What the implementation proves, however, is that the
DI specification may indeed be used, with minor adjustment on the "anchor", to provide proofs for an RDF Dataset in the form of separate "Proof Graphs", i.e., RDF Graphs containing a signature and its metadata that can be separately verified.
Some details
The steps for signature follow the "usual" approach for signing data, namely:
- The input RDF Dataset is canonicalized, using the RDF Dataset Canonicalization.
- The resulting canonical N-Quads are sorted, and hashed to yield a canonical hash of the Dataset (the W3C specification relies on SHA-256 for hashing by default, which is used here).
- A "proof option graph" is created, which includes crypto keys and some metadata. The key is stored in JWK or in Multikey formats: the former is used for RSA keys (for which no Multikey encoding has been specified) and the latter is used for ECDSA and EdDSA, as required by the respective cryptosuite specifications. This separate graph is also canonicalized, sorted, and hashed.
- The the two hash values are concatenated (in the order of the proof option graph and the original dataset), and signed using a secret key. The signature value is stored as a base64url value following the Multibase format, and its value is added to the proof option graph (turning it into a proof graph).
An extra complication occurs for proof chains: the specification requires that the previous proof in the chain is also "signed over", i.e., the dataset is expanded to include, for the purpose of a signature, the previous proof graph in its entirety.
The package has separate API entries to generate, and validate, such proof graphs. It is also possible, following the DI spec, to provide "embedded" proofs, i.e., a new dataset, containing the original data, as well as the proof graph(s), each as a separate graph within an RDF dataset. If a separate "anchor" resource is provided, then this new dataset will also contain additional RDF triples connecting the anchor to the proof graphs.
The crypto layer for the package relies on the Web Crypto API specification, and its implementation in node.js
or deno
. Accordingly, the following crypto algorithms are available for this implementation
- EDDSA, a.k.a. Ed25519. It is not official in the WebCrypto specification, but implemented both in
node.js
and deno
. See also the EdDSA cryptosuite specification. - ECDSA. See also the ECDSA cryptosuite specification.
- RSA-PSS. No DI cryptosuite specification exists.
- RSASSA-PKCS1-v1_5. No DI cryptosuite specification exists.
Although not strictly necessary for this package, a separate method is available as part of the API to generate cryptography keys for one of these four algorithms.

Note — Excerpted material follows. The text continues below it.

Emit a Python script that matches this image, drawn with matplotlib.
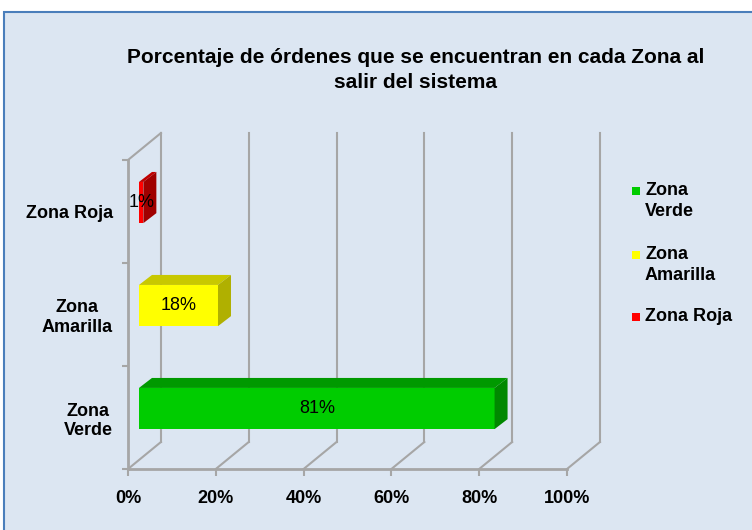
import matplotlib
matplotlib.use('Agg')
import matplotlib.pyplot as plt
from matplotlib.patches import Rectangle, Polygon

plt.rcParams['font.family'] = ['Liberation Sans', 'DejaVu Sans']

# datos
zonas = ['Zona\nVerde', 'Zona\nAmarilla', 'Zona Roja']
porcentajes = [81, 18, 1]
etiquetas = ['81%', '18%', '1%']
leyenda = ['Zona\nVerde', 'Zona\nAmarilla', 'Zona Roja']
col_frente = ['#00CC00', '#FFFF00', '#FF0000']
col_arriba = ['#009900', '#C8C800', '#C00000']
col_lado = ['#008800', '#B0B000', '#A00000']
ticks_x = [0, 20, 40, 60, 80, 100]

W, H = 752, 530
BG = '#DCE6F2'
GRIS = '#A6A6A6'

fig = plt.figure(figsize=(W / 100, H / 100), dpi=100)
fig.patch.set_facecolor('white')
fig.add_artist(Rectangle((4 / W, -0.05), 1.0, (H - 12) / H + 0.05,
                         transform=fig.transFigure, facecolor=BG,
                         edgecolor='#4A7EBB', lw=1.5, zorder=-5))


def px(x, y):
    return x / W, 1 - y / H


ax = fig.add_axes([128 / W, (H - 469) / H, 439 / W, 309 / H])
ax.set_xlim(0, 100)
ax.set_ylim(0, 3)
ax.patch.set_alpha(0)

# profundidad de las paredes y de las barras (en unidades de datos)
wdx, wdy = 7.5, 0.262
sdx, sdy = 2.5, 0.087
bdx, bdy = 2.96, 0.097
alto = 0.4

kw = dict(color=GRIS, lw=1.5, clip_on=False, zorder=1)
for x in ticks_x:
    ax.plot([x + wdx, x + wdx], [wdy, 3 + wdy], **kw)
    ax.plot([x, x + wdx], [0, wdy], **kw)
ax.plot([0, wdx], [3, 3 + wdy], **kw)

for s in ['top', 'right']:
    ax.spines[s].set_visible(False)
for s in ['left', 'bottom']:
    ax.spines[s].set_color(GRIS)
    ax.spines[s].set_linewidth(2)

ax.set_xticks(ticks_x)
ax.set_xticklabels([f'{t}%' for t in ticks_x], fontsize=13, fontweight='bold')
ax.tick_params(axis='x', length=5, width=1.5, color=GRIS, pad=10)
ax.set_yticks([0, 1, 2, 3])
ax.set_yticklabels([])
ax.tick_params(axis='y', length=4, width=1.5, color=GRIS)
ax.set_yticks([0.5, 1.5, 2.5], minor=True)
ax.set_yticklabels(zonas, minor=True, fontsize=13, fontweight='bold',
                   multialignment='center')
ax.tick_params(axis='y', which='minor', length=0, pad=11)

# barras 3D: cara frontal, superior y lateral
for i, v in enumerate(porcentajes):
    yc = i + 0.5 + sdy
    y0, y1 = yc - alto / 2, yc + alto / 2
    ax.barh(yc, v, height=alto, left=sdx, color=col_frente[i], lw=0,
            zorder=3, clip_on=False)
    ax.add_patch(Polygon([(sdx, y1), (sdx + v, y1), (sdx + v + bdx, y1 + bdy),
                          (sdx + bdx, y1 + bdy)], closed=True,
                         facecolor=col_arriba[i], lw=0, zorder=3, clip_on=False))
    ax.add_patch(Polygon([(sdx + v, y0), (sdx + v + bdx, y0 + bdy),
                          (sdx + v + bdx, y1 + bdy), (sdx + v, y1)], closed=True,
                         facecolor=col_lado[i], lw=0, zorder=3, clip_on=False))
    ax.text(sdx + v / 2, yc, etiquetas[i], ha='center', va='center',
            fontsize=13, zorder=4)

fig.text(*px(416, 70), 'Porcentaje de órdenes que se encuentran en cada Zona al\nsalir del sistema',
         ha='center', va='center', fontsize=15, fontweight='bold', linespacing=1.4)

# leyenda
ley_y = [191, 255, 317]
for i, txt in enumerate(leyenda):
    fig.add_artist(Rectangle(px(632, ley_y[i] + 4), 8 / W, 8 / H,
                             transform=fig.transFigure, facecolor=col_frente[i], lw=0))
    fig.text(*px(645, ley_y[i] - 9), txt, ha='left', va='top', fontsize=13,
             fontweight='bold', linespacing=1.3)

fig.savefig('out.png', dpi=100)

The first two algorithms are specified by cryptosuites, identified as eddsa-rdfc-2022
and ecdsa-rdfc-2019
, respectively.
The other two are non-standard, and are identified with the temporary cryptosuite name of rsa-pss-rdfc-ih
and rsa-ssa-rdfc-ih
, respectively.
Note that there is no Multikey encoding for RSA keys, so the keys are stored in JWK format as a literal with an rdf:JSON
datatype.
The user facing APIs use the JWK encoding of the keys only. This makes it easier for the user; Web Crypto provides JWK export "out of the box", and it becomes more complicated for Multikey. This may be changed in future.
For more details, see:
(Note that the API works on an RDF Data model level, and does not include a Turtle/TriG parser or serializer; that should be done separately.)
Examples
import * as rdf from '@rdfjs/types';
import { KeyData, generateProofGraph, VerificationResult } from 'rdfjs-di';
const dataset: rdf.DatasetCore = generateYourDataset();
const keyPair: KeyData = generateYourWebCryptoKeyPair();
const proof: rdf.DatasetCore = await generateProofGraph(dataset, keyPair)
const result: VerificationResult = await verifyProofGraph(dataset, proof);
console.log(result.verified);
const embeddedProof: rdf.DatasetCore = await embedProofGraph(dataset, keyPair, anchorResource);
const embeddedResult: VerificationResult = await verifyEmbeddedProofGraph(proof, anchor);
const keypairs: KeyData[] = generateYourWebCryptoKeyPairs();
const proofs: rdf.DatasetCore[] = await generateProofGraph(dataset, keyPairs);